After having arranged the sales of Maersk Oil and Maersk Tankers, Danish conglomerate Maersk is now looking to offload its offshore drilling division, Maersk Drilling.

According to a Bloomberg report on Monday, Rowan Companies, a U.S. based offshore driller and the owner of 29 offshore drilling units, has come up as a potential suitor for the Danish offshore driller.

The business news agency, citing people familiar with the matter, said that Maersk and Rowan have been having talks over Rowan’s potential sale of Maersk Drilling, assets of which have been valued at around $4 billion. According to a fleet status report date September 1, Maersk Drilling had a fleet of 24 offshore drilling rigs.

The news of a potential sale of Maersk Drilling comes as Maersk is looking to divest its energy related businesses. The company has recently reached agreements to sell its subsidiaries Maersk Oil and Maersk Tankers, as part of the company’s strategy announced almost exactly a year ago.
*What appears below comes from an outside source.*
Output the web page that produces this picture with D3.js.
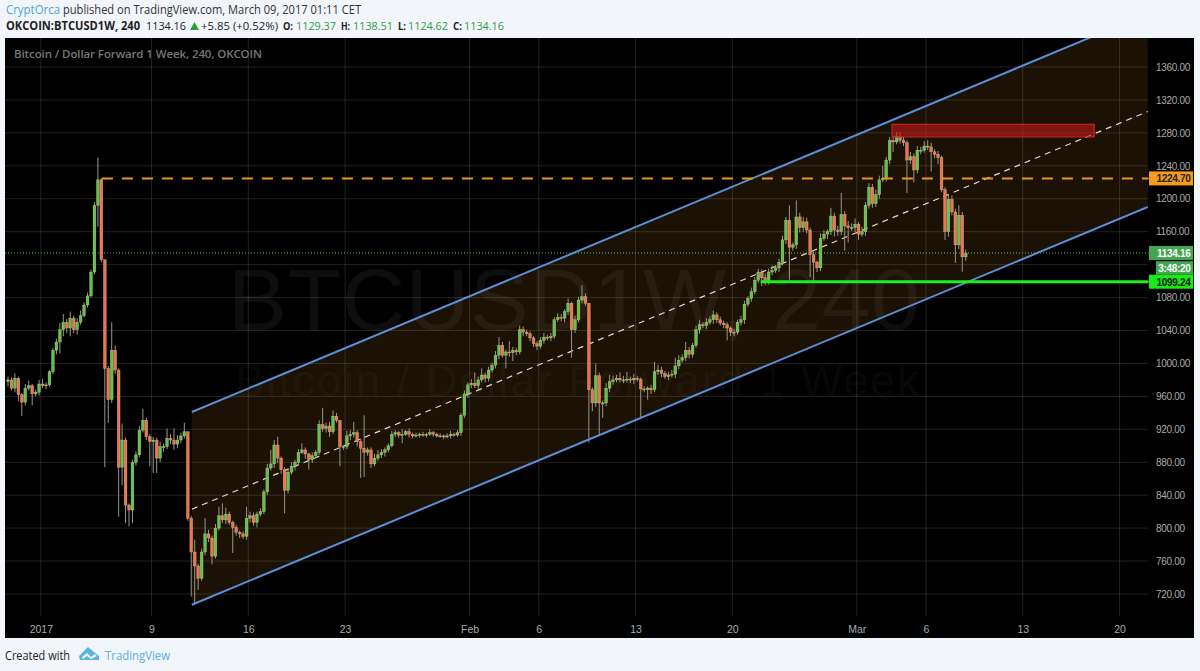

The Danish conglomerate in September 2016 announced a decision to split the company into two divisions: one focused on shipping and logistics, the other on oil and gas sector.

Announcing the split, the company said it would focus on transportation and logistics, while working to find a solution, a sale among others, for the energy related businesses.

The company then revealed that Transport & Logistics would consist of Maersk Line, APM Terminals, Damco, Svitzer and Maersk Container Industry based on a one company structure with multiple brands.

The Energy Division was formed of Maersk Oil, Maersk Drilling, Maersk Supply Service and Maersk Tankers.

Offshore drilling conundrum


The offshore drilling market has suffered from a combination of low oil prices and an oversupply of drilling rigs, leading to low dayrates, sometimes even below operating cost..

The up-for-sale Maersk Drilling in August said it did not expect to see financial improvements from an increase in offshore rig demand until the market reaches a stable oil price above $60 per barrel or until industry cost levels adjust further to a lower oil price.

Furthermore, the contracts are short in length, leading to idle periods between contracts and higher operating costs due to repeated mobilization, start-up and ramp-down.

The offshore drilling market has seen some consolidation, with the recent announcements of Transocean acquiring Songa Offshore, and Ensco buying Atwood Oceanics, both yet to complete.

However, despite the announced acquisitions, the net consolidation (when it comes to the number of firms the offshore drilling space) is still zero, as two new players, Borr Drilling and Northern Drilling, have come to existence, David Carter Shinn, a partner in Bassoe Offshore, a Norwegian rig broker, pointed out in his recent article.

According to Bassoe, out of nearly 1,000 offshore rigs in the world, both delivered and under construction, there are nearly 100 rig owners in the market – excluding shipyards, owners with one or two old rigs, and subsidiaries of part of the same primary entity.

So what’s next when it comes to further consolidation in the offshore drilling space?

David Carter Shinn writes: “Rumors have been spreading lately of new acquisitions. Borr has said that they will expand their fleet, and other single assets still under construction are being targeted by a selection of other owners. These might not be major, market-moving deals, but they help (assuming the buyers are companies that currently exist).

“We do see, however, bigger deals happening over the next few months and into next year. Will they contribute to a significant consolidation effect? That remains to be seen, but it’s got to get better than it is today.”